- [DIRECTIONS FOR THIS TASK]: Begin with the first line of the material and write out each line exactly, ending with the line that contains "0.575, 0.822, 1.175];". Pictures are not part of the copy.

##########

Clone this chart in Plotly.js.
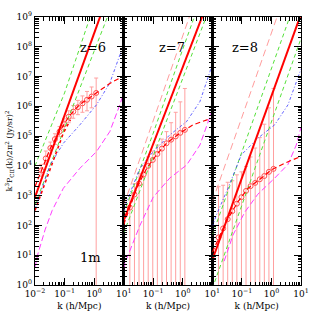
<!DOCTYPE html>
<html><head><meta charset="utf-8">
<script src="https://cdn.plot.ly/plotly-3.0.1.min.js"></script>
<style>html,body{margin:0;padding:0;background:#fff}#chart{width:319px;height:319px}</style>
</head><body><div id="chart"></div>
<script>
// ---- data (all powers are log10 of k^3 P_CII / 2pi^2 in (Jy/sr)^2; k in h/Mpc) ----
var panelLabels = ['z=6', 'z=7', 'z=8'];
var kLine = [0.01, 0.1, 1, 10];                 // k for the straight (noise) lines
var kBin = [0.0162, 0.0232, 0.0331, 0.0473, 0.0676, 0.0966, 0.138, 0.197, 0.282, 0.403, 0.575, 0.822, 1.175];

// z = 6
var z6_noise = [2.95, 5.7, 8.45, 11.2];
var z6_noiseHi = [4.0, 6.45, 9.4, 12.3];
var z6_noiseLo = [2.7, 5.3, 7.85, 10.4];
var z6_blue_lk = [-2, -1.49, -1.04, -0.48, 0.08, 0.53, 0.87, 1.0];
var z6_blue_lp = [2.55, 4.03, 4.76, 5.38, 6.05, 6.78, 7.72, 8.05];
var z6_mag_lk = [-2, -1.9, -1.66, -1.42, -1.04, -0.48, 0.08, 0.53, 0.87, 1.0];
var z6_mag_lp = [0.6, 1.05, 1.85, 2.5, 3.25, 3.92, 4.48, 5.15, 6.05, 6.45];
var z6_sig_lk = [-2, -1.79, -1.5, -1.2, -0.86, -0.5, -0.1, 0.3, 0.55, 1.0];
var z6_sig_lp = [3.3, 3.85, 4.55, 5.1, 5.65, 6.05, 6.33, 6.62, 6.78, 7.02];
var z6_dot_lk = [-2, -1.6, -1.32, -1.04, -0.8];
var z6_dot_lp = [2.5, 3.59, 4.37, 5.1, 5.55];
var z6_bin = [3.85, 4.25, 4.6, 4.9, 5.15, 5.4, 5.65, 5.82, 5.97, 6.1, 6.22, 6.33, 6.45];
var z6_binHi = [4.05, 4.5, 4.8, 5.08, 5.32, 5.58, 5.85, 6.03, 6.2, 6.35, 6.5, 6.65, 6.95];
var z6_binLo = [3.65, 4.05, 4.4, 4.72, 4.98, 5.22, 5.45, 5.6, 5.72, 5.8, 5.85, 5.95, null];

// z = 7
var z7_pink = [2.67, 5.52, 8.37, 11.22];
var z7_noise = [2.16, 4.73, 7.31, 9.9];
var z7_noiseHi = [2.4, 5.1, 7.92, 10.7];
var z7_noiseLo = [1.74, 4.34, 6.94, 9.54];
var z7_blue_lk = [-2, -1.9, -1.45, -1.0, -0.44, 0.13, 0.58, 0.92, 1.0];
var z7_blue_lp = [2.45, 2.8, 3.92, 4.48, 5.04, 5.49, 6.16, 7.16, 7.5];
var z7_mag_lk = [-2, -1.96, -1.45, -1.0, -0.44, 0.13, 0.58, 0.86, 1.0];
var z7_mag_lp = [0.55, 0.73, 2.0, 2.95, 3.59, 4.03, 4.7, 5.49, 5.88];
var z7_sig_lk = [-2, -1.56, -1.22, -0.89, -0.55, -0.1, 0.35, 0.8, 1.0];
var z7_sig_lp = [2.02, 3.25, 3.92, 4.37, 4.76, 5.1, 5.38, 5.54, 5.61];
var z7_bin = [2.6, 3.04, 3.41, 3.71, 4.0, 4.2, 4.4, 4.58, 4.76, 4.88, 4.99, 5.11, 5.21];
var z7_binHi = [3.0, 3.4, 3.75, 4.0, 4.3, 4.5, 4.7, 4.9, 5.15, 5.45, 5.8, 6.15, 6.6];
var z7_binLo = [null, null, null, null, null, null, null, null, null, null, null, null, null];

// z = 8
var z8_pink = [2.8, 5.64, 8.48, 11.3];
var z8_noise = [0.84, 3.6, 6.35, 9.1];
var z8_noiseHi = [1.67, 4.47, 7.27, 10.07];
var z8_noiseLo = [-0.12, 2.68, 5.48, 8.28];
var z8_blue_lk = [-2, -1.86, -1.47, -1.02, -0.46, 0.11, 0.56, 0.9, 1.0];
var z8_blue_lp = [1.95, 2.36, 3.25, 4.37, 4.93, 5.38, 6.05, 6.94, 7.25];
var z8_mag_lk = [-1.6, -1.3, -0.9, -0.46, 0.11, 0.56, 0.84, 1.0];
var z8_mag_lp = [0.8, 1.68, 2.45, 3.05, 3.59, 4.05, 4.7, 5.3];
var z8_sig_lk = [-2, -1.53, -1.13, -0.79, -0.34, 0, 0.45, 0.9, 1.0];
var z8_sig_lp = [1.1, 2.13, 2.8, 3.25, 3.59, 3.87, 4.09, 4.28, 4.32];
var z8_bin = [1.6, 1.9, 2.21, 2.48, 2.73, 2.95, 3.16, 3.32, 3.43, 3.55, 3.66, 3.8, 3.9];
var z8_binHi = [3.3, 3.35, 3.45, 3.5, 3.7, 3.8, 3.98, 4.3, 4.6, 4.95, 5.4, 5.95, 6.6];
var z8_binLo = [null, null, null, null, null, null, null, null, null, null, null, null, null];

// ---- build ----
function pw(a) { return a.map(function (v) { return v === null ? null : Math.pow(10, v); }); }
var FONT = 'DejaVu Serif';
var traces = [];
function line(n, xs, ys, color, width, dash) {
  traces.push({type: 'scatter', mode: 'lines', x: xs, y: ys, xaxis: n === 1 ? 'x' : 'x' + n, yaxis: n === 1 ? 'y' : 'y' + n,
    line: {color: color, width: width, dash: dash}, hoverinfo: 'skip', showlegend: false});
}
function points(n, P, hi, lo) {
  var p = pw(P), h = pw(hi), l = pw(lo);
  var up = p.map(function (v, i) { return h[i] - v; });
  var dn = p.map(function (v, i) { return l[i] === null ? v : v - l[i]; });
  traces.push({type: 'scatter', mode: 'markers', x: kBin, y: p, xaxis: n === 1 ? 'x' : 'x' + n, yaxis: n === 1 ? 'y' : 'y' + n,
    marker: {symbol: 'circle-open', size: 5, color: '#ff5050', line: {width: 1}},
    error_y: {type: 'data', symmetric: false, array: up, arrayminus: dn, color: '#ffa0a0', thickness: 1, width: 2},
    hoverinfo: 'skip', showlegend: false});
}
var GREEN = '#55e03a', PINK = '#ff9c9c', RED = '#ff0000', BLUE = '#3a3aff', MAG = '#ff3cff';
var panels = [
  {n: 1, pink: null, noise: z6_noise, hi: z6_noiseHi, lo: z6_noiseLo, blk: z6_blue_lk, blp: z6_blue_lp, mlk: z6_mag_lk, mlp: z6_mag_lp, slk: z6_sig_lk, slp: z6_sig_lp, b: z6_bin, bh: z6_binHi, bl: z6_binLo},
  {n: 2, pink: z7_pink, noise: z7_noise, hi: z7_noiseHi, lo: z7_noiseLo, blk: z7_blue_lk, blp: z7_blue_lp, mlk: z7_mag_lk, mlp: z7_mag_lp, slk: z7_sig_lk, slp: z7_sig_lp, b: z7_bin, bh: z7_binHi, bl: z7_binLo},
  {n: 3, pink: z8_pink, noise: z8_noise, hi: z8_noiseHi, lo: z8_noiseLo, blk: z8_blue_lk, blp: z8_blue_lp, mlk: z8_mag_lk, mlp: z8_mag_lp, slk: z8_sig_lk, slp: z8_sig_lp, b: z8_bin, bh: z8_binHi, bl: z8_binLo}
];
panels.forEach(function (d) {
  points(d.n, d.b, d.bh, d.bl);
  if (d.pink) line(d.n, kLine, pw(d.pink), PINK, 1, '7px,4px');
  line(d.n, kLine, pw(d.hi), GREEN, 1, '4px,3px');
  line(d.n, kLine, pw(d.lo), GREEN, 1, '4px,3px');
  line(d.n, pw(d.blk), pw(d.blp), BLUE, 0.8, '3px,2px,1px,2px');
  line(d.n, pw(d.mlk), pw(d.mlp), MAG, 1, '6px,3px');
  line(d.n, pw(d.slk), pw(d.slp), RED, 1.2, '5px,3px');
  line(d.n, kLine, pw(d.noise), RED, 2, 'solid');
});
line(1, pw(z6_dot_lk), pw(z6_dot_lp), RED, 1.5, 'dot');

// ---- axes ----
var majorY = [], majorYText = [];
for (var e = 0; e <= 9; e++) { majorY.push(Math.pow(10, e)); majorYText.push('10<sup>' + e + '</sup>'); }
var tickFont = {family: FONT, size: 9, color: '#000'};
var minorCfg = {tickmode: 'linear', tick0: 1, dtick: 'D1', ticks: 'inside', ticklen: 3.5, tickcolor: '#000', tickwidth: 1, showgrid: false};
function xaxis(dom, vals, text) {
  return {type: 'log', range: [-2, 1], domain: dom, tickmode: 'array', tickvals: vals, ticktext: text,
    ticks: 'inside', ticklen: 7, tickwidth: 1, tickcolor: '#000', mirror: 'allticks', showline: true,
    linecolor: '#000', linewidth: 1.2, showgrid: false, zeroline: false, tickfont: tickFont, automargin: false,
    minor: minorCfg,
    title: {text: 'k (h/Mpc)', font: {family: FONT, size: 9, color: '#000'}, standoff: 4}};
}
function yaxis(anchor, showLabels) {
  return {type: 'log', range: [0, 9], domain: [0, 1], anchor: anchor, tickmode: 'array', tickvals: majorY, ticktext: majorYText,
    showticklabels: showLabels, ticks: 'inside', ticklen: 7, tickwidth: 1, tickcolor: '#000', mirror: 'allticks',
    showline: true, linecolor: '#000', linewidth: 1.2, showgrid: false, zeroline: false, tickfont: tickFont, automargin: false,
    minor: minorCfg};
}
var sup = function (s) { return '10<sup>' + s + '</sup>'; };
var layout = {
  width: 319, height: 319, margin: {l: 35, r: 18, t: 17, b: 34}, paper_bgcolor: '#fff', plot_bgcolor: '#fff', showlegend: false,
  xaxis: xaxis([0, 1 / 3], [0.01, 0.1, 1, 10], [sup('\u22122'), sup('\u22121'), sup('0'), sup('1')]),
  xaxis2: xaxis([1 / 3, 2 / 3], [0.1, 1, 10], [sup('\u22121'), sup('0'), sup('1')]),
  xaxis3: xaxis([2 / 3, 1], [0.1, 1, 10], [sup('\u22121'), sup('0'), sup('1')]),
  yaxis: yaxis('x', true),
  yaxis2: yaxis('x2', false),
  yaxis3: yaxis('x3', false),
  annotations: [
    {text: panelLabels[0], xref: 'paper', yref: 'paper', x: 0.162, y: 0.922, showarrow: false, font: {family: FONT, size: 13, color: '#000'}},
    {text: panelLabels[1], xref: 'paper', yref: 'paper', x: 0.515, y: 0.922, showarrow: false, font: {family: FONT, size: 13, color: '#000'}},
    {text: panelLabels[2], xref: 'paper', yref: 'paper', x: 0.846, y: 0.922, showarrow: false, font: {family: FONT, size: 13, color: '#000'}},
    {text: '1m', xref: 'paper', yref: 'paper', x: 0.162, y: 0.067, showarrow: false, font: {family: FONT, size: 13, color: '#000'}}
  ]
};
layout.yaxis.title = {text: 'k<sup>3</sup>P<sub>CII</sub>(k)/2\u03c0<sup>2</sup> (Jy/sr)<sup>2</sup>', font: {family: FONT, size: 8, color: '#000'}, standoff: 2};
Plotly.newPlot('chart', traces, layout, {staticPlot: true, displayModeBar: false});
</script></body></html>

##########

- [RESPONSE TO THE TASK]:
Clone this chart in Plotly.js.
<!DOCTYPE html>
<html><head><meta charset="utf-8">
<script src="https://cdn.plot.ly/plotly-3.0.1.min.js"></script>
<style>html,body{margin:0;padding:0;background:#fff}#chart{width:319px;height:319px}</style>
</head><body><div id="chart"></div>
<script>
// ---- data (all powers are log10 of k^3 P_CII / 2pi^2 in (Jy/sr)^2; k in h/Mpc) ----
var panelLabels = ['z=6', 'z=7', 'z=8'];
var kLine = [0.01, 0.1, 1, 10];                 // k for the straight (noise) lines
var kBin = [0.0162, 0.0232, 0.0331, 0.0473, 0.0676, 0.0966, 0.138, 0.197, 0.282, 0.403, 0.575, 0.822, 1.175];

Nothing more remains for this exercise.